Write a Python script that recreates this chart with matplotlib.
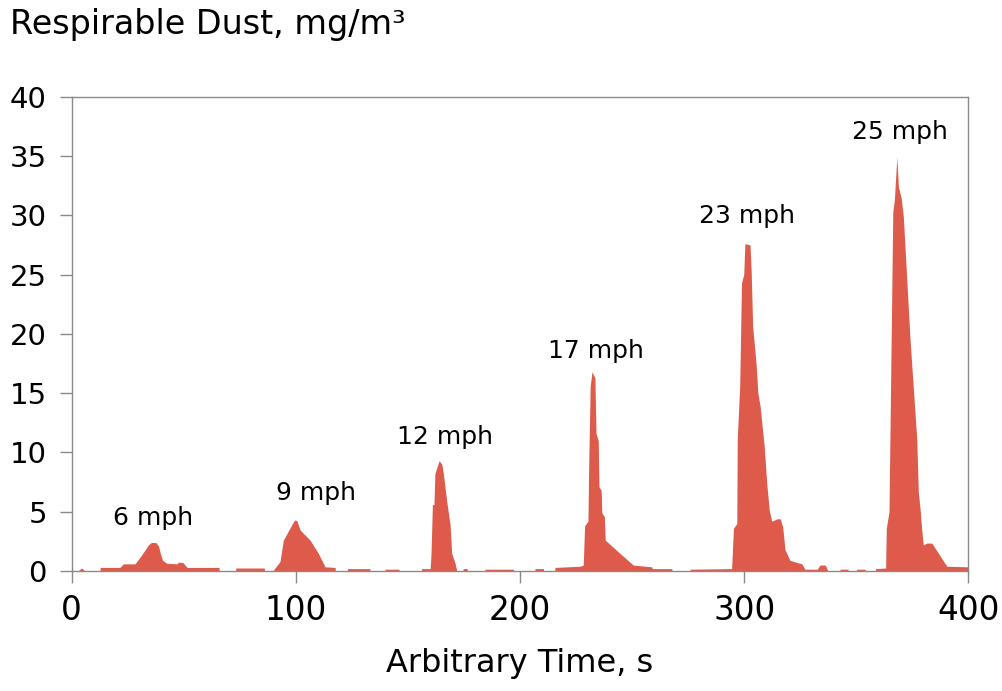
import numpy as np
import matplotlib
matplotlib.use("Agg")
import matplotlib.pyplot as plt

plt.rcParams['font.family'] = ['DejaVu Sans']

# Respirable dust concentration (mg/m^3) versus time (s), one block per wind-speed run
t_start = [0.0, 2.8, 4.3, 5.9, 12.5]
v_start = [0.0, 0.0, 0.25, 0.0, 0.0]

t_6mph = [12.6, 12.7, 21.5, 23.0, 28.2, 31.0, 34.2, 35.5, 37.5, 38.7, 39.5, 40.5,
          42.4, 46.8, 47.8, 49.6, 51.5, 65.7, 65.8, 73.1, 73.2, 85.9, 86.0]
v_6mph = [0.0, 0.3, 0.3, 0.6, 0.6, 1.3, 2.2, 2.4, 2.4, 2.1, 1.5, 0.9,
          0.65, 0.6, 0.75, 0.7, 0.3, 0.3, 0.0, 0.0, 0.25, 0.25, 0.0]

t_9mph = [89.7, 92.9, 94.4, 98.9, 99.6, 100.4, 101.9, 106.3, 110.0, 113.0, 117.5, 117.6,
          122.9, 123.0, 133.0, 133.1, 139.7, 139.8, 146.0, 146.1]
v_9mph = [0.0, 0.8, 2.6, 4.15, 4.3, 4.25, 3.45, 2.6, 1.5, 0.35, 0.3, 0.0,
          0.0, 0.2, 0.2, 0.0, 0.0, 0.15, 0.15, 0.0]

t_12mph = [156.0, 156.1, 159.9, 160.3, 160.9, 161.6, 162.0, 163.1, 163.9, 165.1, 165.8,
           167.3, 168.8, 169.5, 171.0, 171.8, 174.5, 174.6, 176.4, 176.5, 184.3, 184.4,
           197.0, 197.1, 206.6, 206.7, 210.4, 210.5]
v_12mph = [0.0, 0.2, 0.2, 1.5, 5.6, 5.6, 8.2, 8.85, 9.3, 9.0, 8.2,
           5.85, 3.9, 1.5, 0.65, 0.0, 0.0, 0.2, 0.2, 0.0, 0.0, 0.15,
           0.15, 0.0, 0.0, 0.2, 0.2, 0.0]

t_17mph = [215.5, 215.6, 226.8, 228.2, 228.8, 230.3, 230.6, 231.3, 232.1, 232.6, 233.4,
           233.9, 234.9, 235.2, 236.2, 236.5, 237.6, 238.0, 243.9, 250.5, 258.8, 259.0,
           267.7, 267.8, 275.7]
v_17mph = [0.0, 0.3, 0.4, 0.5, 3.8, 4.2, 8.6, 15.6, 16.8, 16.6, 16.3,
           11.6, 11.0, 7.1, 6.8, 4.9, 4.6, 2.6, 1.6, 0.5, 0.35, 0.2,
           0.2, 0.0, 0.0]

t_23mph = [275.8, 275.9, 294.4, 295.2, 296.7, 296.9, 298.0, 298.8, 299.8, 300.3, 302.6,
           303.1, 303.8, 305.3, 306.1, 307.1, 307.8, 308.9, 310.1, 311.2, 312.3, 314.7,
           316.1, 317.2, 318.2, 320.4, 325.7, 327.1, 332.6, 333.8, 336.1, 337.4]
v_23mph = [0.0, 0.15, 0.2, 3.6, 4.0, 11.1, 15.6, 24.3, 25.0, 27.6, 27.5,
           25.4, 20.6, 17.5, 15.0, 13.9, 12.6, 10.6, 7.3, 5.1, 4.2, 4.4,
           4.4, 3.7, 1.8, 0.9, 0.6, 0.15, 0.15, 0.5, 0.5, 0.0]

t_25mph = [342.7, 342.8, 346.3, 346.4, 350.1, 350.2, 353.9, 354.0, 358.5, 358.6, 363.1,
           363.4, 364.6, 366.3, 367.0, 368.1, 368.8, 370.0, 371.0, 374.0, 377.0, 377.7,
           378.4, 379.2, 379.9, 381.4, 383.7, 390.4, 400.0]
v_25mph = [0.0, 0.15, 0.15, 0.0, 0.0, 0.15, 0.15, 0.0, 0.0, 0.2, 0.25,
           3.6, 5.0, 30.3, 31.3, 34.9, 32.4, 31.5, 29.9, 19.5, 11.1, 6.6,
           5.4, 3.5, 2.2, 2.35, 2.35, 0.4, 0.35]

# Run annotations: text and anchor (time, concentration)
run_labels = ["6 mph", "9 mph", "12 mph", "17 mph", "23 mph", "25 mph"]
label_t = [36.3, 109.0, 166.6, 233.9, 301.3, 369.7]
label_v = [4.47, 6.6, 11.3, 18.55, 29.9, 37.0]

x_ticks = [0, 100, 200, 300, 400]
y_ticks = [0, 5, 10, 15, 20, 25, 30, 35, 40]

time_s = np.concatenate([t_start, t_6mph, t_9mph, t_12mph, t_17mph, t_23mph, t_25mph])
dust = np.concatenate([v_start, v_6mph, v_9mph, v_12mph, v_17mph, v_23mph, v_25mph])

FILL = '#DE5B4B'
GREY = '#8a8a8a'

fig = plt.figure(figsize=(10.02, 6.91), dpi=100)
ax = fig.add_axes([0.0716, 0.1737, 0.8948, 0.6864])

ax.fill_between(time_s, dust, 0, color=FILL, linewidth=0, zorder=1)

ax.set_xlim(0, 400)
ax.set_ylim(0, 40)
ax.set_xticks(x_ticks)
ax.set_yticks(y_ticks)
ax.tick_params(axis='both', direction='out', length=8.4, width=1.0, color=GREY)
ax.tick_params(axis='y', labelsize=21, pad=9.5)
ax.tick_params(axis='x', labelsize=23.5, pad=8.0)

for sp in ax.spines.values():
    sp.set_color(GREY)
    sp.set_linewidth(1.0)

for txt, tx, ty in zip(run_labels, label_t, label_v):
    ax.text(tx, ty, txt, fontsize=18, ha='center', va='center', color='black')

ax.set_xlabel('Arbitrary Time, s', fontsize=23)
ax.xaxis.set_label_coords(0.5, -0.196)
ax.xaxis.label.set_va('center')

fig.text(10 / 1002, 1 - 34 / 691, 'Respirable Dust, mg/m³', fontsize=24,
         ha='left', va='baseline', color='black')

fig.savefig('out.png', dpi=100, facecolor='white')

=== WORK INSTRUCTIONS ===
Restate, line by line and word for word, everything from the top of the material through the line that contains "plt.rcParams['font.family'] = ['DejaVu Sans']". Leave pictures out.

=== SOLUTION TO THIS TASK ===
Write a Python script that recreates this chart with matplotlib.
import numpy as np
import matplotlib
matplotlib.use("Agg")
import matplotlib.pyplot as plt

plt.rcParams['font.family'] = ['DejaVu Sans']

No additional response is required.